In the United States, architectural glass windows account for 15-20% of building envelope areas. The US Department of Energy estimates the energy losses through windows to be approximately 50-60%. This means that more than half of all heating and cooling energy gets lost through windows. This energy waste costs the nation approximately 50 billion dollars per year. Currently, the best commercial solution to reduce thermal energy losses through windows is to install multi-pane windows with so-called “Low-E” coatings. Low-E glass is coated with a thin and optically transparent film, which features low thermal emission properties in the infrared spectral region. Many applications of Low-E glass use very thin metal films such as silver. Disadvantages of this solution include the high weight of double or multi-pane windows and the high costs of replacing them when they start to fail. This can happen when air penetrates in-between the panes and corrodes the Low-E coating. Other approaches such as adhesive foils mounted directly to the glass pane are often not effective, hard to install, not attractive optically and in many cases expensive, so that energy savings cannot recoup installation costs within 10 years. The task is therefore to develop a simple retrofit solution for already existing windows, which provides substantial energy savings yet does not diminish the optical appearance of the window.

In collaboration with industry partner, MTC from Grand Rapids, MI, scientists at the Fraunhofer USA Center for Coatings and Diamond Technologies are developing a cost-effective and adaptable solution to make already existing windows substantially more energy efficient.

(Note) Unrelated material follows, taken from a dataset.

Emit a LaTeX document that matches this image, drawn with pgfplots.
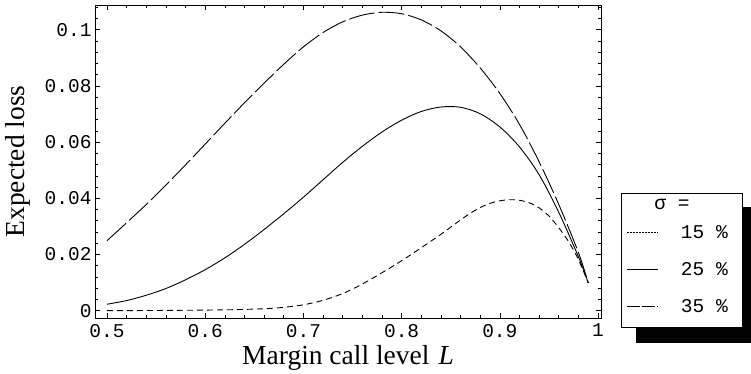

The concept is based on a very thin, lightweight, optically transparent and UV stable polymer film that is coated with a wavelength selective and nonmetallic Low-E coating. In the range of visible wavelengths the coated polymer film is completely transparent. This polymer film is not adhering to the glass surface. Instead the film is installed as an insert in a lightweight frame, which attaches to the existing window frame on the inside of the building. It can easily be configured, installed and removed.